- _Directive_
Copy out the listing that follows exactly, dropping every picture.

- _Available data_
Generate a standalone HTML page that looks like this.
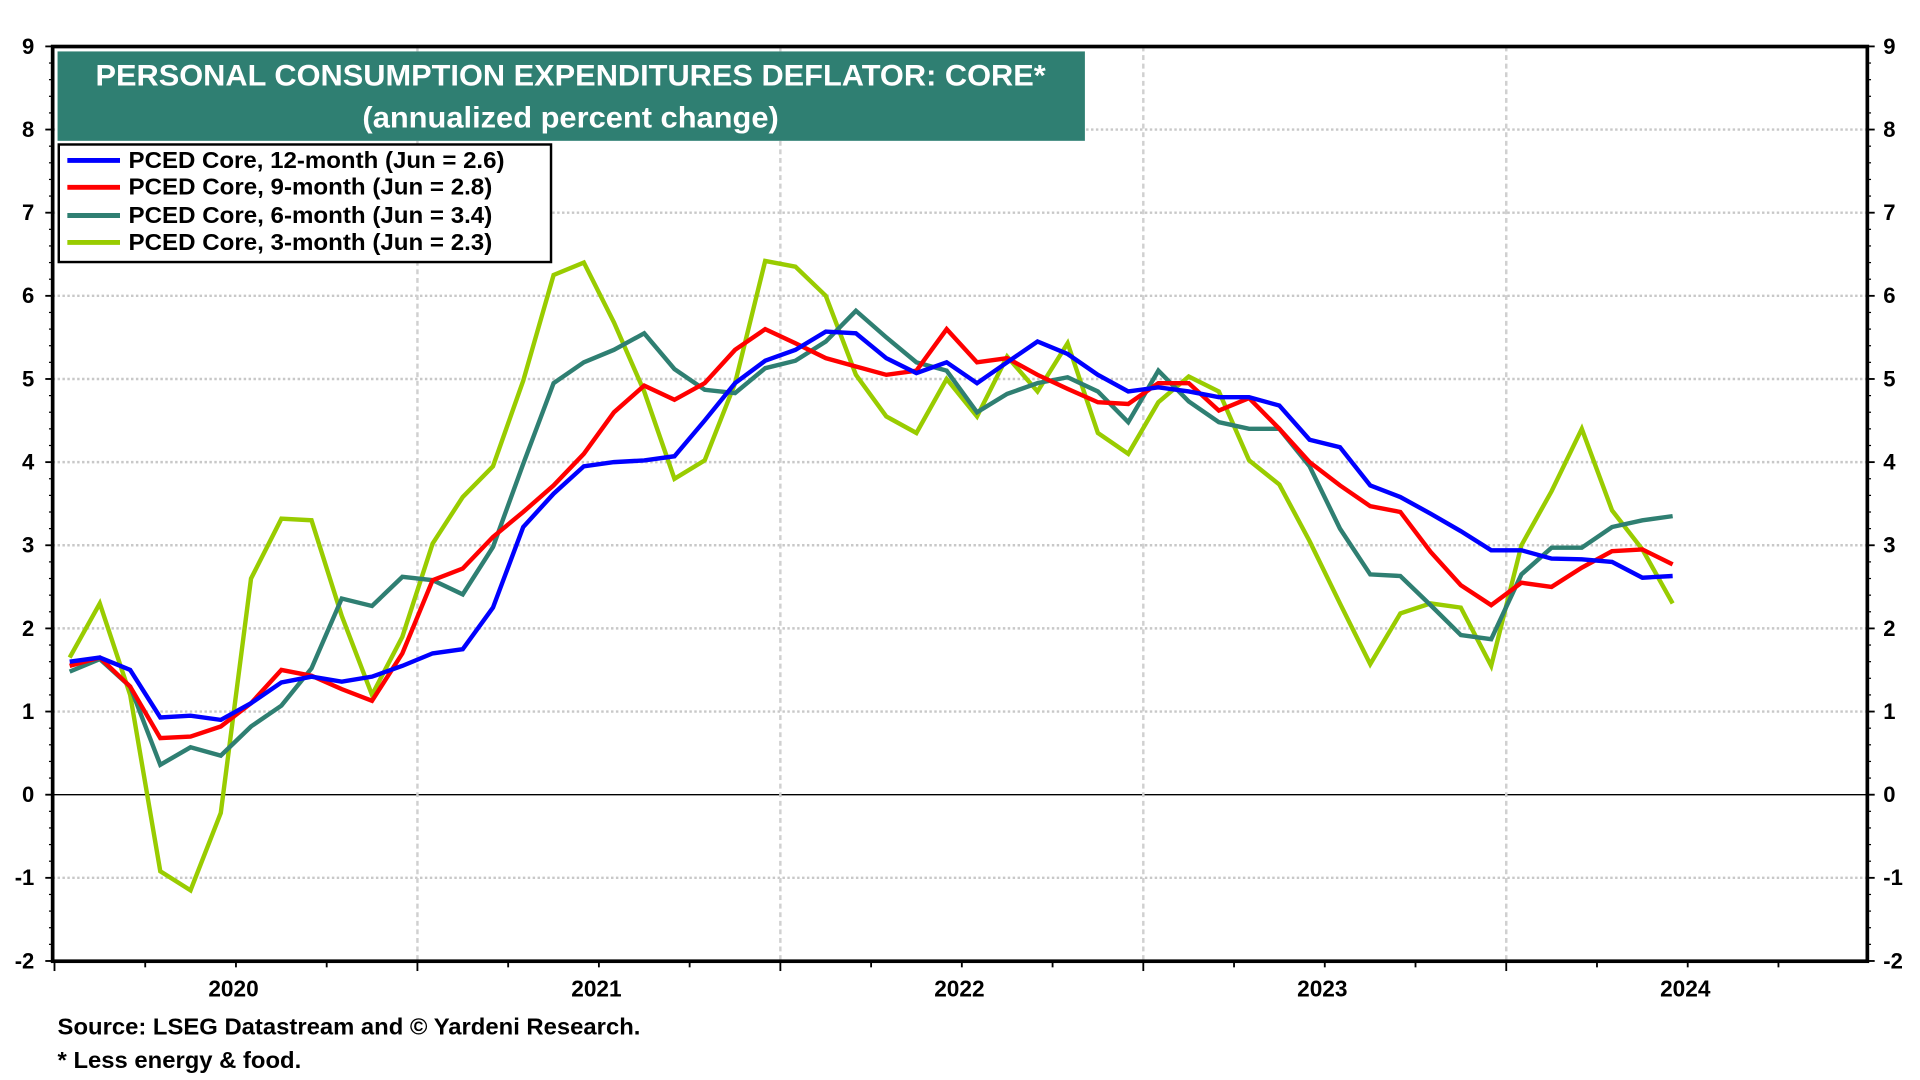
<!DOCTYPE html>
<html><head><meta charset="utf-8"><style>
html,body{margin:0;padding:0;background:#fff;}
svg{display:block;font-family:"Liberation Sans",Arial,sans-serif;font-weight:bold;}
</style></head><body>
<svg id="chart" width="1920" height="1080" viewBox="0 0 1568 882" preserveAspectRatio="none" xmlns="http://www.w3.org/2000/svg">
<g id="grid"></g>
<g id="series"></g>
<rect x="43" y="38" width="1482" height="747" fill="none" stroke="#000" stroke-width="3"/>
<g id="axes"></g>
<rect x="47" y="42" width="839" height="73" fill="#2F7F72"/>
<text x="466" y="70" fill="#fff" font-size="24" text-anchor="middle" textLength="776" lengthAdjust="spacingAndGlyphs">PERSONAL CONSUMPTION EXPENDITURES DEFLATOR: CORE*</text>
<text x="466" y="104" fill="#fff" font-size="24" text-anchor="middle" textLength="340" lengthAdjust="spacingAndGlyphs">(annualized percent change)</text>
<g>
<rect x="48" y="118" width="402" height="96" fill="#fff" stroke="#000" stroke-width="2"/>
<g><line x1="55" y1="131" x2="98" y2="131" stroke="#0000FF" stroke-width="4"/><text x="105" y="137" font-size="18.5" textLength="307" lengthAdjust="spacingAndGlyphs">PCED Core, 12-month (Jun = 2.6)</text></g>
<g><line x1="55" y1="153" x2="98" y2="153" stroke="#FF0000" stroke-width="4"/><text x="105" y="159" font-size="18.5" textLength="297" lengthAdjust="spacingAndGlyphs">PCED Core, 9-month (Jun = 2.8)</text></g>
<g><line x1="55" y1="176" x2="98" y2="176" stroke="#2F7F72" stroke-width="4"/><text x="105" y="182" font-size="18.5" textLength="297" lengthAdjust="spacingAndGlyphs">PCED Core, 6-month (Jun = 3.4)</text></g>
<g><line x1="55" y1="198" x2="98" y2="198" stroke="#99CC00" stroke-width="4"/><text x="105" y="204" font-size="18.5" textLength="297" lengthAdjust="spacingAndGlyphs">PCED Core, 3-month (Jun = 2.3)</text></g>
</g>
<text x="47" y="845" font-size="19" textLength="476" lengthAdjust="spacingAndGlyphs">Source: LSEG Datastream and © Yardeni Research.</text>
<text x="47" y="872" font-size="19" textLength="199" lengthAdjust="spacingAndGlyphs">* Less energy &amp; food.</text>
</svg>
<script>
const yTicks=[9,8,7,6,5,4,3,2,1,0,-1,-2];
const yearLabels=["2020","2021","2022","2023","2024"];
const s12=[1.6,1.65,1.5,0.93,0.95,0.9,1.1,1.35,1.42,1.36,1.42,1.55,1.7,1.75,2.25,3.22,3.62,3.95,4.0,4.02,4.07,4.5,4.95,5.22,5.35,5.57,5.55,5.25,5.07,5.2,4.95,5.2,5.45,5.3,5.05,4.85,4.9,4.85,4.78,4.78,4.68,4.27,4.18,3.72,3.58,3.38,3.17,2.94,2.94,2.84,2.83,2.8,2.61,2.63];
const s9=[1.55,1.65,1.3,0.68,0.7,0.82,1.1,1.5,1.43,1.27,1.13,1.7,2.58,2.72,3.1,3.4,3.72,4.1,4.6,4.92,4.75,4.95,5.35,5.6,5.43,5.25,5.15,5.05,5.1,5.6,5.2,5.25,5.05,4.88,4.72,4.7,4.95,4.95,4.62,4.77,4.4,4.0,3.72,3.47,3.4,2.92,2.52,2.28,2.55,2.5,2.73,2.93,2.95,2.77];
const s6=[1.48,1.63,1.3,0.36,0.57,0.47,0.82,1.07,1.52,2.36,2.27,2.62,2.58,2.41,2.98,3.98,4.95,5.2,5.35,5.55,5.12,4.87,4.83,5.13,5.22,5.45,5.82,5.5,5.2,5.1,4.6,4.82,4.95,5.02,4.85,4.48,5.1,4.73,4.48,4.4,4.4,3.95,3.2,2.65,2.63,2.28,1.92,1.87,2.65,2.97,2.97,3.22,3.3,3.35];
const s3=[1.65,2.3,1.2,-0.92,-1.15,-0.22,2.6,3.32,3.3,2.15,1.2,1.9,3.02,3.58,3.95,4.98,6.25,6.4,5.68,4.85,3.8,4.02,4.95,6.42,6.35,6.0,5.05,4.55,4.35,5.0,4.55,5.27,4.85,5.43,4.35,4.1,4.72,5.03,4.85,4.02,3.73,3.05,2.3,1.57,2.18,2.3,2.25,1.55,3.0,3.65,4.4,3.42,2.95,2.3];

const NS="http://www.w3.org/2000/svg";
const X0=44.5,MW=24.7,Y0=649,YU=67.9,L=43,R=1525,T=38,B=785;
const xm=i=>X0+(i+0.5)*MW;
const xb=m=>X0+m*MW;
const y=v=>Y0-v*YU;
function mk(tag,attrs,parent){const e=document.createElementNS(NS,tag);for(const k in attrs)e.setAttribute(k,attrs[k]);parent.appendChild(e);return e;}
const grid=document.getElementById('grid'),axes=document.getElementById('axes'),ser=document.getElementById('series');
yTicks.forEach(v=>{
  if(v!==9&&v!==-2){
    const g=mk('line',{x1:L,x2:R,y1:y(v),y2:y(v),stroke:v===0?'#000':'#c8c8c8','stroke-width':v===0?1.2:2,'stroke-dasharray':v===0?'':'2,2'},grid);
    
    
  }
  const t1=mk('text',{x:28,y:y(v)+6,'font-size':18,'text-anchor':'end'},axes);t1.textContent=v;
  
  
  const t2=mk('text',{x:1538,y:y(v)+6,'font-size':18},axes);t2.textContent=v;
  
  
  mk('line',{x1:L-6,x2:L,y1:y(v),y2:y(v),stroke:'#000','stroke-width':1.5},axes);
  mk('line',{x1:R,x2:R+6,y1:y(v),y2:y(v),stroke:'#000','stroke-width':1.5},axes);
});
for(let v=-2;v<9;v+=0.2){
  mk('line',{x1:L-3,x2:L,y1:y(v),y2:y(v),stroke:'#000','stroke-width':1},axes);
  mk('line',{x1:R,x2:R+3,y1:y(v),y2:y(v),stroke:'#000','stroke-width':1},axes);
}
for(let q=0;q<=20;q++){
  const x=xb(q*3);
  if(x>R)break;
  mk('line',{x1:x,x2:x,y1:B,y2:B+(q%4===0?8:5),stroke:'#000','stroke-width':1.5},axes);
  if(q%4===0&&q>0){
    const g=mk('line',{x1:x,x2:x,y1:T,y2:B,stroke:'#d0d0d0','stroke-width':2,'stroke-dasharray':'4,3'},grid);
    
    
  }
}
yearLabels.forEach((lab,i)=>{
  const t=mk('text',{x:xb(i*12+6)-2,y:814,'font-size':18.5,'text-anchor':'middle'},axes);t.textContent=lab;
  
  
});
[[s3,'#99CC00','series-3-month'],[s6,'#2F7F72','series-6-month'],[s9,'#FF0000','series-9-month'],[s12,'#0000FF','series-12-month']].forEach(([d,c,n])=>{
  const p=mk('polyline',{points:d.map((v,i)=>xm(i).toFixed(1)+','+y(v).toFixed(1)).join(' '),fill:'none',stroke:c,'stroke-width':3.6,'stroke-linejoin':'miter'},ser);
  
  
});
</script>
</body></html>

- _Exercise result_
Generate a standalone HTML page that looks like this.
<!DOCTYPE html>
<html><head><meta charset="utf-8"><style>
html,body{margin:0;padding:0;background:#fff;}
svg{display:block;font-family:"Liberation Sans",Arial,sans-serif;font-weight:bold;}
</style></head><body>
<svg id="chart" width="1920" height="1080" viewBox="0 0 1568 882" preserveAspectRatio="none" xmlns="http://www.w3.org/2000/svg">
<g id="grid"></g>
<g id="series"></g>
<rect x="43" y="38" width="1482" height="747" fill="none" stroke="#000" stroke-width="3"/>
<g id="axes"></g>
<rect x="47" y="42" width="839" height="73" fill="#2F7F72"/>
<text x="466" y="70" fill="#fff" font-size="24" text-anchor="middle" textLength="776" lengthAdjust="spacingAndGlyphs">PERSONAL CONSUMPTION EXPENDITURES DEFLATOR: CORE*</text>
<text x="466" y="104" fill="#fff" font-size="24" text-anchor="middle" textLength="340" lengthAdjust="spacingAndGlyphs">(annualized percent change)</text>
<g>
<rect x="48" y="118" width="402" height="96" fill="#fff" stroke="#000" stroke-width="2"/>
<g><line x1="55" y1="131" x2="98" y2="131" stroke="#0000FF" stroke-width="4"/><text x="105" y="137" font-size="18.5" textLength="307" lengthAdjust="spacingAndGlyphs">PCED Core, 12-month (Jun = 2.6)</text></g>
<g><line x1="55" y1="153" x2="98" y2="153" stroke="#FF0000" stroke-width="4"/><text x="105" y="159" font-size="18.5" textLength="297" lengthAdjust="spacingAndGlyphs">PCED Core, 9-month (Jun = 2.8)</text></g>
<g><line x1="55" y1="176" x2="98" y2="176" stroke="#2F7F72" stroke-width="4"/><text x="105" y="182" font-size="18.5" textLength="297" lengthAdjust="spacingAndGlyphs">PCED Core, 6-month (Jun = 3.4)</text></g>
<g><line x1="55" y1="198" x2="98" y2="198" stroke="#99CC00" stroke-width="4"/><text x="105" y="204" font-size="18.5" textLength="297" lengthAdjust="spacingAndGlyphs">PCED Core, 3-month (Jun = 2.3)</text></g>
</g>
<text x="47" y="845" font-size="19" textLength="476" lengthAdjust="spacingAndGlyphs">Source: LSEG Datastream and © Yardeni Research.</text>
<text x="47" y="872" font-size="19" textLength="199" lengthAdjust="spacingAndGlyphs">* Less energy &amp; food.</text>
</svg>
<script>
const yTicks=[9,8,7,6,5,4,3,2,1,0,-1,-2];
const yearLabels=["2020","2021","2022","2023","2024"];
const s12=[1.6,1.65,1.5,0.93,0.95,0.9,1.1,1.35,1.42,1.36,1.42,1.55,1.7,1.75,2.25,3.22,3.62,3.95,4.0,4.02,4.07,4.5,4.95,5.22,5.35,5.57,5.55,5.25,5.07,5.2,4.95,5.2,5.45,5.3,5.05,4.85,4.9,4.85,4.78,4.78,4.68,4.27,4.18,3.72,3.58,3.38,3.17,2.94,2.94,2.84,2.83,2.8,2.61,2.63];
const s9=[1.55,1.65,1.3,0.68,0.7,0.82,1.1,1.5,1.43,1.27,1.13,1.7,2.58,2.72,3.1,3.4,3.72,4.1,4.6,4.92,4.75,4.95,5.35,5.6,5.43,5.25,5.15,5.05,5.1,5.6,5.2,5.25,5.05,4.88,4.72,4.7,4.95,4.95,4.62,4.77,4.4,4.0,3.72,3.47,3.4,2.92,2.52,2.28,2.55,2.5,2.73,2.93,2.95,2.77];
const s6=[1.48,1.63,1.3,0.36,0.57,0.47,0.82,1.07,1.52,2.36,2.27,2.62,2.58,2.41,2.98,3.98,4.95,5.2,5.35,5.55,5.12,4.87,4.83,5.13,5.22,5.45,5.82,5.5,5.2,5.1,4.6,4.82,4.95,5.02,4.85,4.48,5.1,4.73,4.48,4.4,4.4,3.95,3.2,2.65,2.63,2.28,1.92,1.87,2.65,2.97,2.97,3.22,3.3,3.35];
const s3=[1.65,2.3,1.2,-0.92,-1.15,-0.22,2.6,3.32,3.3,2.15,1.2,1.9,3.02,3.58,3.95,4.98,6.25,6.4,5.68,4.85,3.8,4.02,4.95,6.42,6.35,6.0,5.05,4.55,4.35,5.0,4.55,5.27,4.85,5.43,4.35,4.1,4.72,5.03,4.85,4.02,3.73,3.05,2.3,1.57,2.18,2.3,2.25,1.55,3.0,3.65,4.4,3.42,2.95,2.3];

const NS="http://www.w3.org/2000/svg";
const X0=44.5,MW=24.7,Y0=649,YU=67.9,L=43,R=1525,T=38,B=785;
const xm=i=>X0+(i+0.5)*MW;
const xb=m=>X0+m*MW;
const y=v=>Y0-v*YU;
function mk(tag,attrs,parent){const e=document.createElementNS(NS,tag);for(const k in attrs)e.setAttribute(k,attrs[k]);parent.appendChild(e);return e;}
const grid=document.getElementById('grid'),axes=document.getElementById('axes'),ser=document.getElementById('series');
yTicks.forEach(v=>{
  if(v!==9&&v!==-2){
    const g=mk('line',{x1:L,x2:R,y1:y(v),y2:y(v),stroke:v===0?'#000':'#c8c8c8','stroke-width':v===0?1.2:2,'stroke-dasharray':v===0?'':'2,2'},grid);
    
    
  }
  const t1=mk('text',{x:28,y:y(v)+6,'font-size':18,'text-anchor':'end'},axes);t1.textContent=v;
  
  
  const t2=mk('text',{x:1538,y:y(v)+6,'font-size':18},axes);t2.textContent=v;
  
  
  mk('line',{x1:L-6,x2:L,y1:y(v),y2:y(v),stroke:'#000','stroke-width':1.5},axes);
  mk('line',{x1:R,x2:R+6,y1:y(v),y2:y(v),stroke:'#000','stroke-width':1.5},axes);
});
for(let v=-2;v<9;v+=0.2){
  mk('line',{x1:L-3,x2:L,y1:y(v),y2:y(v),stroke:'#000','stroke-width':1},axes);
  mk('line',{x1:R,x2:R+3,y1:y(v),y2:y(v),stroke:'#000','stroke-width':1},axes);
}
for(let q=0;q<=20;q++){
  const x=xb(q*3);
  if(x>R)break;
  mk('line',{x1:x,x2:x,y1:B,y2:B+(q%4===0?8:5),stroke:'#000','stroke-width':1.5},axes);
  if(q%4===0&&q>0){
    const g=mk('line',{x1:x,x2:x,y1:T,y2:B,stroke:'#d0d0d0','stroke-width':2,'stroke-dasharray':'4,3'},grid);
    
    
  }
}
yearLabels.forEach((lab,i)=>{
  const t=mk('text',{x:xb(i*12+6)-2,y:814,'font-size':18.5,'text-anchor':'middle'},axes);t.textContent=lab;
  
  
});
[[s3,'#99CC00','series-3-month'],[s6,'#2F7F72','series-6-month'],[s9,'#FF0000','series-9-month'],[s12,'#0000FF','series-12-month']].forEach(([d,c,n])=>{
  const p=mk('polyline',{points:d.map((v,i)=>xm(i).toFixed(1)+','+y(v).toFixed(1)).join(' '),fill:'none',stroke:c,'stroke-width':3.6,'stroke-linejoin':'miter'},ser);
  
  
});
</script>
</body></html>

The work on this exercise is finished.